José Antonio Abreu en
Salzburgo (Austria), en julio de 2013. EFE
DAVID TRUEBA
En los últimos tiempos casi
todos los esfuerzos propagandísticos están puestos en la autoadulación. Es
fácil abandonar las redes sociales cuando percibes en ellas un desmesurado
empeño por propagar las virtudes propias. A mí me enseñaron de pequeño que eso
era un síntoma de mala educación. Porque el esfuerzo ha de estar puesto en
hacer y no decir, el autoelogio no pasa de ser la epopeya de los mastuerzos. En
tiempos oscuros donde el interés por los otros es sepultado por el selfie,
destacan las acciones eficaces de quienes sirven a los demás con el hincapié en
un rasgo muy sencillo: mejorarles la vida.
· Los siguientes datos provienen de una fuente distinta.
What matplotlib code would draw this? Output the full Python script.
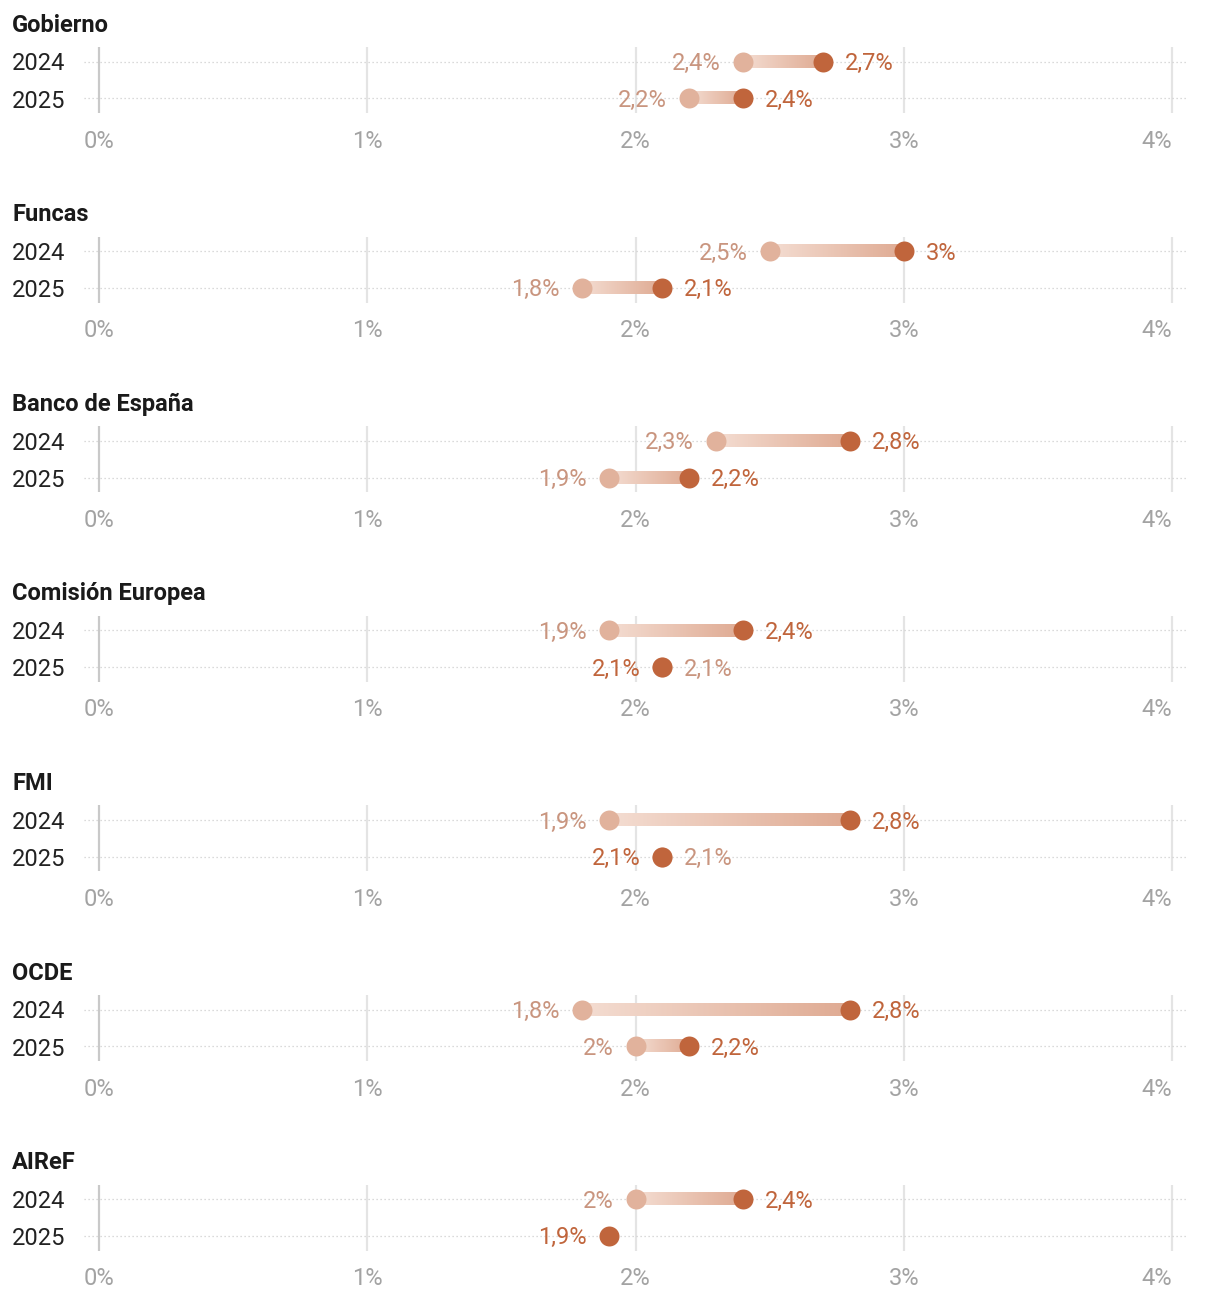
import numpy as np
import matplotlib
matplotlib.use("Agg")
import matplotlib.pyplot as plt
from matplotlib.colors import LinearSegmentedColormap

plt.rcParams['font.family'] = ['Roboto', 'DejaVu Sans']

# datos: previsión anterior (claro) y previsión actual (oscuro)
organismos = ['Gobierno', 'Funcas', 'Banco de España', 'Comisión Europea', 'FMI', 'OCDE', 'AIReF']
years = ['2024', '2025']
prev_2024 = [2.4, 2.5, 2.3, 1.9, 1.9, 1.8, 2.0]
act_2024 = [2.7, 3.0, 2.8, 2.4, 2.8, 2.8, 2.4]
prev_2025 = [2.2, 1.8, 1.9, 2.1, 2.1, 2.0, None]
act_2025 = [2.4, 2.1, 2.2, 2.1, 2.1, 2.2, 1.9]
xticks = [0, 1, 2, 3, 4]
xtick_labels = ['0%', '1%', '2%', '3%', '4%']

W, H = 1220, 1298
DPI = 100
c_light = '#e1b29c'
c_dark = '#c0653c'
c_light_txt = '#c9957f'
c_dark_txt = '#c0653c'
grad = LinearSegmentedColormap.from_list('grad', ['#f4ddd2', '#dfaa92'])
fs = 17
half_h = 0.165  # media altura de la barra en unidades de fila


def fmt(v):
    s = ('%.1f' % v).rstrip('0').rstrip('.')
    return s.replace('.', ',') + '%'


def gradient(ax, x0, x1, y):
    img = np.linspace(0, 1, 256).reshape(1, -1)
    ax.imshow(img, cmap=grad, aspect='auto', extent=(x0, x1, y + half_h, y - half_h),
              interpolation='bilinear', zorder=2)


fig = plt.figure(figsize=(W / DPI, H / DPI), dpi=DPI)
step = 189.6
xmin, xmax = -0.056, 4.052
left_px, right_px = 84, 1186

for k, org in enumerate(organismos):
    top = 47 + step * k
    bot = 113 + step * k
    ax = fig.add_axes([left_px / W, 1 - bot / H, (right_px - left_px) / W, (bot - top) / H])
    for s in ax.spines.values():
        s.set_visible(False)
    ax.set_yticks([])

    for xv in xticks:
        ax.axvline(xv, color='#c9c9c9' if xv == 0 else '#e4e4e4', lw=1.6, zorder=0)
    for yi in range(2):
        ax.axhline(yi, color='#cfcfcf', lw=0.9, ls=(0, (1, 2.2)), zorder=1)

    pairs = [(prev_2024[k], act_2024[k]), (prev_2025[k], act_2025[k])]
    for yi, (p, a) in enumerate(pairs):
        if p is not None and p != a:
            gradient(ax, p, a, yi)
        if p is not None:
            ax.scatter([p], [yi], s=207, color=c_light, zorder=3, linewidths=0)
        ax.scatter([a], [yi], s=207, color=c_dark, zorder=4, linewidths=0)
        # etiquetas
        if p is not None and p < a:
            ax.annotate(fmt(p), (p, yi), xytext=(-22, -2), textcoords='offset pixels',
                        ha='right', va='center', fontsize=fs, color=c_light_txt)
            ax.annotate(fmt(a), (a, yi), xytext=(22, -2), textcoords='offset pixels',
                        ha='left', va='center', fontsize=fs, color=c_dark_txt)
        else:
            ax.annotate(fmt(a), (a, yi), xytext=(-22, -2), textcoords='offset pixels',
                        ha='right', va='center', fontsize=fs, color=c_dark_txt)
            if p is not None:
                ax.annotate(fmt(p), (p, yi), xytext=(22, -2), textcoords='offset pixels',
                            ha='left', va='center', fontsize=fs, color=c_light_txt)

    ax.set_xlim(xmin, xmax)
    ax.set_ylim(1.4, -0.4)
    ax.set_xticks(xticks)
    ax.set_xticklabels(xtick_labels)
    ax.tick_params(axis='x', length=0, pad=12, labelsize=fs, labelcolor='#a3a3a3')
    ax.get_xticklabels()[-1].set_horizontalalignment('right')

    fig.text(12 / W, 1 - (25 + step * k) / H, org, ha='left', va='center',
             fontsize=fs, fontweight='bold', color='#1a1a1a')
    for yi, yr in enumerate(years):
        fig.text(12 / W, 1 - (64 + 37 * yi + step * k) / H, yr, ha='left', va='center',
                 fontsize=fs, color='#222222')

fig.savefig('out.png', dpi=DPI)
José Antonio Abreu murió este fin de
semana, pero deja a los venezolanos el orgullo de haber parido un héroe
contemporáneo.
Con su rara mezcla de
economista y músico, Abreu fundó el ya icónico Sistema Nacional de Orquestas
Juveniles e Infantiles de Venezuela. Su meta era dignificar la vida de los
niños condenados a la pobreza a través del orgullo cultural y artístico. Se
trataba de, allá donde unos prometen dinero o armas, las dos caras de una misma
estafa, entregar instrumentos musicales y acompañarlos de clases intensivas
para permitir que los talentos se desarrollaran sin limitaciones. El resultado
han sido varias generaciones de virtuosos escapados de la humillación absoluta
que es la pobreza. Más humillante aún en territorios donde la desigualdad
permite la convivencia irremediable de enormes fortunas pornográficas al lado
de miserias insultantes. Abreu convenció al mundo de que los recursos gastados
en cultura y enseñanza artística revertían en la riqueza nacional a través del
progreso humano, y dejó en evidencia el circuito cerrado que perpetúan el dinero
público malgastado y la corrupción.
Dos semanas atrás vi en
Bogotá a Gustavo Dudamel dirigir con una sonrisa de ironía venezolana a la muy
uniforme y nada multicolor Orquesta Filarmónica de Viena en una interpretación
de la Cuarta de Tchaikovski. Es Dudamel uno de los triunfos personales de
Abreu, y es quizá su sonrisa al mando de una institución cultural tan relevante
la declaración de una anomalía. Porque no deja de ser una anomalía que, entre
tantas grandilocuencias inanes, un cargamento de instrumentos musicales para
niños y partituras recopiadas en papel barato se hayan convertido en el
armamento de una revolución verdadera. Que en los últimos años haya crecido la
indiferencia hacia la pobreza y el rechazo a los refugiados procedentes de
países en conflicto significa el fracaso de las recetas tecnológicas que
fomentan la adulación y la egolatría. La muerte de Abreu es un reto para
quienes apuestan por un futuro de hechos y no de poses.